Congratulations on getting started. I think we are in the same class. My BP is a bit newer, maybe about 1953. It has the tube support for the head, and the head is 3 phase, IIRC 1/2 Hp motor. I think there was the option for 3 different spindle and Collet systems. Mine has what looks like a #2 morse taper with a threaded top end for a 3/8" N.C.  drawbar. I think this system was called Brown and Sharp #2. There is another collete system that has similar taper, but has a long keyway. I don't know what the name of that system is, but a good friend of mine just bought a similar BP with that second collet system. He says I got lucky because replacement colletes for my machine are much cheaper. So far his research shows the price for his collets to be close to $200 each. His 1/2" one is broken, and I think that is the one most often used. When both of us bought our machines, we had no idea about the difference is collets. I have test run my machine, and done some clean-up but haven't made chips with it yet. When I bought my machine (at auction) I thought it would be able to turn a #2 morse taper drill bit, but now do not think I can do that without a drill press chuck having a 1/2" shank driven by the 1/2" collet and using straight shank drills. An informed buyer should be aware of these details (and I was not informed).  My friend said there was a 3rd collet option, but I have no idea what that was. The larger newer BPs commonly use an R7 collet system, but I do not think our earlier machines could be fitted with this bigger collet. Maybe someone who really knows these details will teach us newbees the real stuff.

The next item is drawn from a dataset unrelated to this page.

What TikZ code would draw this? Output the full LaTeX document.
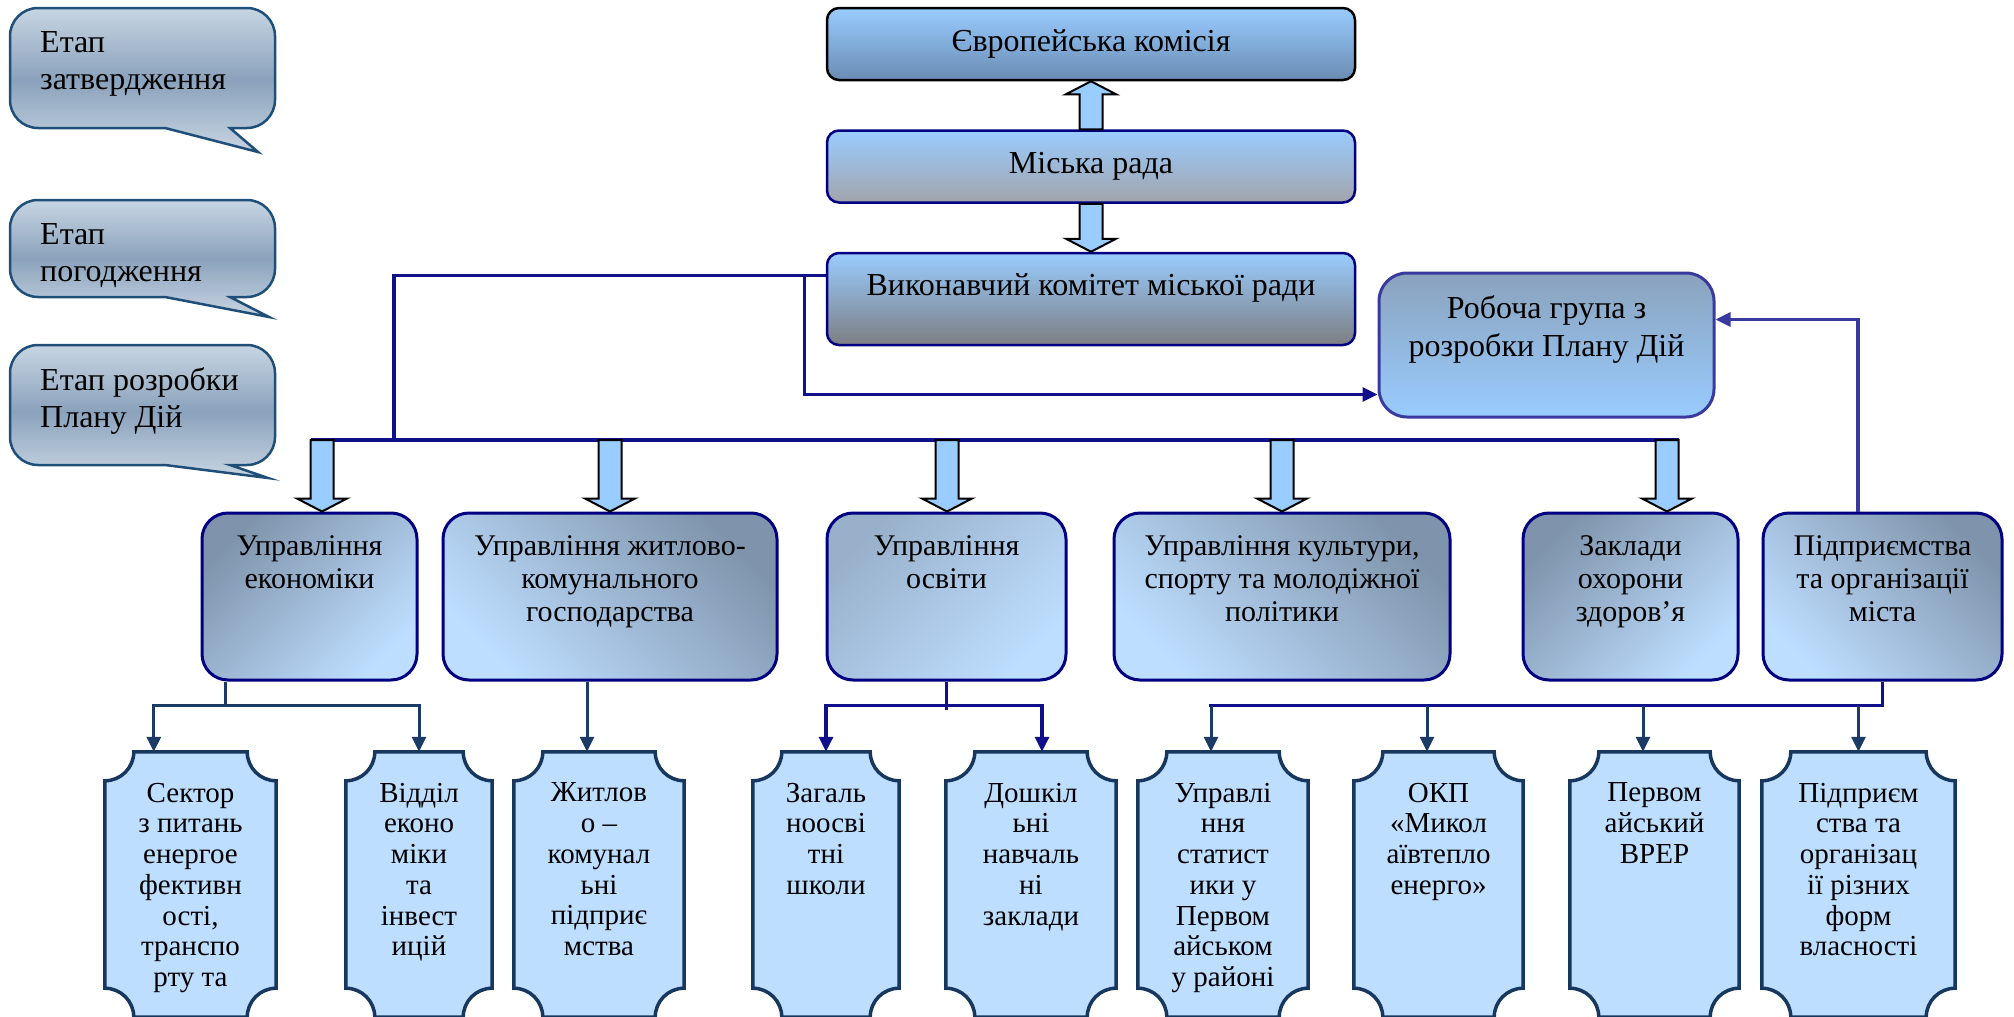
\documentclass[tikz,border=0pt]{standalone}
\usepackage{fontspec}
\setmainfont{Liberation Serif}
\usetikzlibrary{positioning,calc,arrows.meta}

\definecolor{skytop}{HTML}{99CCFF}
\definecolor{ekbottom}{HTML}{6A8CB3}
\definecolor{radabottom}{HTML}{A2A4AB}
\definecolor{vkbottom}{HTML}{7D7E82}
\definecolor{steeldark}{HTML}{8AA2BC}
\definecolor{paledark}{HTML}{7F94AC}
\definecolor{palemid}{HTML}{98B0CA}
\definecolor{palelight}{HTML}{BEDEFF}
\definecolor{boxnavy}{HTML}{000080}
\definecolor{linenavy}{HTML}{10108A}
\definecolor{slateblue}{HTML}{1B3A66}
\definecolor{violetblue}{HTML}{3A3A9E}
\definecolor{bubbleedge}{HTML}{C7D5E2}
\definecolor{bubblemid}{HTML}{8BA2BC}
\definecolor{bubbleline}{HTML}{1F4E79}
\definecolor{plaquefill}{HTML}{BDDEFF}
\definecolor{plaqueborder}{HTML}{17375E}

\tikzset{
  topbox/.style={draw=boxnavy, line width=2.5pt, rounded corners=12pt, minimum width=528pt,
    inner sep=0pt, font=\fontsize{32}{36}\selectfont},
  midbox/.style={draw=boxnavy, line width=3pt, rounded corners=26pt, minimum height=167pt, inner sep=0pt},
  darkleft/.style={top color=paledark, bottom color=palelight, shading angle=45},
  darkright/.style={top color=paledark, bottom color=palelight, shading angle=-45},
  mildleft/.style={top color=palemid, bottom color=palelight, shading angle=45},
  lbl/.style={align=center, inner sep=0pt, font=\fontsize{30}{33}\selectfont},
  smalllbl/.style={align=center, inner sep=0pt, font=\fontsize{29}{30.7}\selectfont},
  stagetext/.style={align=left, anchor=north west, inner sep=0pt, font=\fontsize{32}{37}\selectfont},
  plaquebox/.style={minimum height=265pt, inner sep=0pt},
  plaqueline/.style={draw=plaqueborder, line width=3.5pt, fill=plaquefill},
  bubble/.style={draw=bubbleline, line width=2.5pt, top color=bubbleedge, bottom color=bubbleedge, middle color=bubblemid},
  fatarrow/.style={draw=black, line width=2pt, fill=skytop},
  busline/.style={draw=linenavy, line width=3.2pt},
  twigline/.style={draw=slateblue, line width=3pt},
  headed/.style={-{Triangle[length=15pt,width=14pt]}}
}

% block arrows: #1 = base, #2 = tip
\newcommand{\fatdown}[2]{\draw[fatarrow] ($(#1)+(-11.5,0)$) -- ($(#2)+(-11.5,13)$) -- ($(#2)+(-25,13)$)
  -- (#2) -- ($(#2)+(25,13)$) -- ($(#2)+(11.5,13)$) -- ($(#1)+(11.5,0)$) -- cycle;}
\newcommand{\fatup}[2]{\draw[fatarrow] ($(#1)+(-11.5,0)$) -- ($(#2)+(-11.5,-13)$) -- ($(#2)+(-25,-13)$)
  -- (#2) -- ($(#2)+(25,-13)$) -- ($(#2)+(11.5,-13)$) -- ($(#1)+(11.5,0)$) -- cycle;}
% speech bubble: top y, bottom y, tail tip
\newcommand{\stagebubble}[4]{\draw[bubble] (10,#1-28) arc[start angle=180,end angle=90,radius=28pt]
  -- (247,#1) arc[start angle=90,end angle=0,radius=28pt]
  -- (275,#2+28) arc[start angle=0,end angle=-90,radius=28pt]
  -- (230,#2) -- (#3,#4) -- (165,#2)
  -- (38,#2) arc[start angle=270,end angle=180,radius=28pt] -- cycle;}
% plaque with cut corners round a node
\newcommand{\plaque}[1]{\draw[plaqueline] ($(#1.north west)+(0,-29)$) arc[start angle=-90,end angle=0,radius=29pt]
  -- ($(#1.north east)+(-29,0)$) arc[start angle=180,end angle=270,radius=29pt]
  -- ($(#1.south east)+(0,29)$) arc[start angle=90,end angle=180,radius=29pt]
  -- ($(#1.south west)+(29,0)$) arc[start angle=0,end angle=90,radius=29pt] -- cycle;}

\begin{document}
\begin{tikzpicture}[x=1pt,y=1pt]
\useasboundingbox (0,0) rectangle (2014,-1017);

% stages
\stagebubble{-8}{-128}{258}{-152}
\stagebubble{-200}{-297}{269}{-317}
\stagebubble{-345}{-465}{268}{-478}
\node[stagetext] (st1) at (40,-31) {Етап\\затвердження};
\node[stagetext] (st2) at (40,-223) {Етап\\погодження};
\node[stagetext] (st3) at (40,-367) {Етап розробки\\Плану Дій};

% top
\node[topbox, draw=black, top color=skytop, bottom color=ekbottom, minimum height=72pt] (ek) at (1091,-44) {Європейська комісія};
\node[topbox, top color=skytop, bottom color=radabottom, minimum height=72pt, below=48pt of ek] (rada) {Міська рада};
\node[topbox, top color=skytop, bottom color=vkbottom, minimum height=92pt, below=48pt of rada] (vk) {};
\node[lbl, font=\fontsize{32}{36}\selectfont, below=22pt of vk.north] (vktext) {Виконавчий комітет міської ради};
\fatup{rada.north}{ek.south}
\fatdown{rada.south}{vk.north}

\node[draw=violetblue, line width=3pt, rounded corners=28pt, top color=steeldark, bottom color=skytop,
  minimum width=335pt, minimum height=144pt, inner sep=0pt] (rob) at (1546.5,-345) {};
\node[lbl, font=\fontsize{32}{38}\selectfont, below=24pt of rob.north] (robtext) {Робоча група з\\розробки Плану Дій};

% departments
\node[midbox, darkleft, minimum width=215pt] (eco) at (309.5,-596.5) {};
\node[midbox, darkright, minimum width=334pt] (zhkg) at (610,-596.5) {};
\node[midbox, mildleft, minimum width=239pt] (osv) at (946.5,-596.5) {};
\node[midbox, darkright, minimum width=336pt] (kult) at (1282,-596.5) {};
\node[midbox, darkleft, minimum width=215pt] (zakl) at (1630.5,-596.5) {};
\node[midbox, darkright, minimum width=239pt] (pidm) at (1882.5,-596.5) {};
\node[lbl, below=24pt of eco.north] {Управління\\економіки};
\node[lbl, below=24pt of zhkg.north] {Управління житлово-\\комунального\\господарства};
\node[lbl, below=24pt of osv.north] {Управління\\освіти};
\node[lbl, below=24pt of kult.north] {Управління культури,\\спорту та молодіжної\\політики};
\node[lbl, below=24pt of zakl.north] {Заклади\\охорони\\здоров’я};
\node[lbl, below=24pt of pidm.north] {Підприємства\\та організації\\міста};

% bus
\coordinate (vkout) at ($(vk.north west)+(0,-24)$);
\coordinate (busL) at (394,-440);
\foreach \n/\dx in {eco/12.5, zhkg/0, osv/0.5, kult/0, zakl/36.5} {
  \coordinate (t\n) at ($(\n.north)+(\dx,0)$);
  \coordinate (s\n) at (t\n |- busL);
}
\draw[busline] (vkout) -| (busL);
\draw[busline] ($(seco)+(-11.5,0)$) -- ($(szakl)+(11.5,0)$);
\foreach \n in {eco,zhkg,osv,kult,zakl} {\fatdown{s\n}{t\n}}

\coordinate (robin) at ($(rob.south west)+(0,24)$);
\draw[busline, headed] ($(vkout)+(-21,0)$) |- (robin);
\coordinate (robR) at ($(rob.north east)+(0,-48)$);
\draw[busline, draw=violetblue, headed] ($(pidm.north)+(-24.5,0)$) |- (robR);

% units
\node[plaquebox, minimum width=171pt] (sek) at (190.5,-884.5) {};
\node[plaquebox, minimum width=146pt] (vid) at (419,-884.5) {};
\node[plaquebox, minimum width=170pt] (zhyt) at (599,-884.5) {};
\node[plaquebox, minimum width=146pt] (zag) at (826,-884.5) {};
\node[plaquebox, minimum width=170pt] (dosh) at (1031,-884.5) {};
\node[plaquebox, minimum width=170pt] (stat) at (1223,-884.5) {};
\node[plaquebox, minimum width=169pt] (okp) at (1438.5,-884.5) {};
\node[plaquebox, minimum width=169pt] (vrer) at (1654.5,-884.5) {};
\node[plaquebox, minimum width=193pt] (pidr) at (1858.5,-884.5) {};
\foreach \n in {sek,vid,zhyt,zag,dosh,stat,okp,vrer,pidr} {\plaque{\n}}
\node[smalllbl, below=31pt of sek.north] {Сектор\\з питань\\енергое\\фективн\\ості,\\транспо\\рту та};
\node[smalllbl, below=31pt of vid.north] {Відділ\\еконо\\міки\\та\\інвест\\ицій};
\node[smalllbl, below=31pt of zhyt.north] {Житлов\\о –\\комунал\\ьні\\підприє\\мства};
\node[smalllbl, below=31pt of zag.north] {Загаль\\ноосві\\тні\\школи};
\node[smalllbl, below=31pt of dosh.north] {Дошкіл\\ьні\\навчаль\\ні\\заклади};
\node[smalllbl, below=31pt of stat.north] {Управлі\\ння\\статист\\ики у\\Первом\\айськом\\у районі};
\node[smalllbl, below=31pt of okp.north] {ОКП\\«Микол\\аївтепло\\енерго»};
\node[smalllbl, below=31pt of vrer.north] {Первом\\айський\\ВРЕР};
\node[smalllbl, below=31pt of pidr.north] {Підприєм\\ства та\\організац\\ії різних\\форм\\власності};

% economy
\coordinate (eco1) at ($(eco.south west)+(25,0)$);
\coordinate (ecoj) at ($(eco1)+(0,-24)$);
\draw[twigline] (eco1) -- (ecoj);
\draw[twigline, headed] (ecoj) -| ($(sek.north west)+(49,0)$);
\draw[twigline, headed] (ecoj) -| (vid.north);
% housing
\coordinate (zh1) at ($(zhyt.north)+(-12,0)$);
\draw[twigline, headed] (zh1 |- zhkg.south) -- (zh1);
% education
\coordinate (osvj) at ($(osv.south)+(0,-24)$);
\draw[busline] (osv.south) -- ++(0,-28);
\draw[busline, headed] (osvj) -| (zag.north);
\draw[busline, headed] (osvj) -| ($(dosh.north)+(11,0)$);
% enterprises
\coordinate (pj) at ($(pidm.south)+(0,-24)$);
\foreach \n/\dx in {stat/-12, okp/-11.5, vrer/-11.5, pidr/0}
  \coordinate (a\n) at ($(\n.north)+(\dx,0)$);
\draw[busline] (pidm.south) -- (pj) -- ($(pj -| astat)+(-1.6,0)$);
\foreach \n in {stat,okp,vrer,pidr}
  \draw[twigline, headed] (a\n |- pj) -- (a\n);
\end{tikzpicture}
\end{document}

Best wishes as you begin this fascinating journey!!

Paul in MN


----------



## Dabbler (Dec 23, 2016)

Hey Paul, just a quick edit.  the normal system for Bridgeports is R8, not R7...  A few weeks ago I found on the web (sorry I can't remember where) replacement heads for standard bridgeports that mount using the 4 bolt system.  a bit pricy (2K$) but one option to get R8 on your machine...
I also see the odd time BP heads for sale on kijiji... the last one was $400 in Ontario.


----------



## Paul in MN (Dec 23, 2016)

DA,

Thanks for your reply. As you have seen, I am no expert on this stuff, just a newbie trying to help someone out. I appreciate your time to help inform both of us. I guess that is what this site is all about! Merry Christmas, and Happy Chip Making!

Paul in MN


----------



## Rc Sask (Dec 28, 2016)

It was sold by the time I could arrange to see it. They go fast around here I guess. Thanks for the help


----------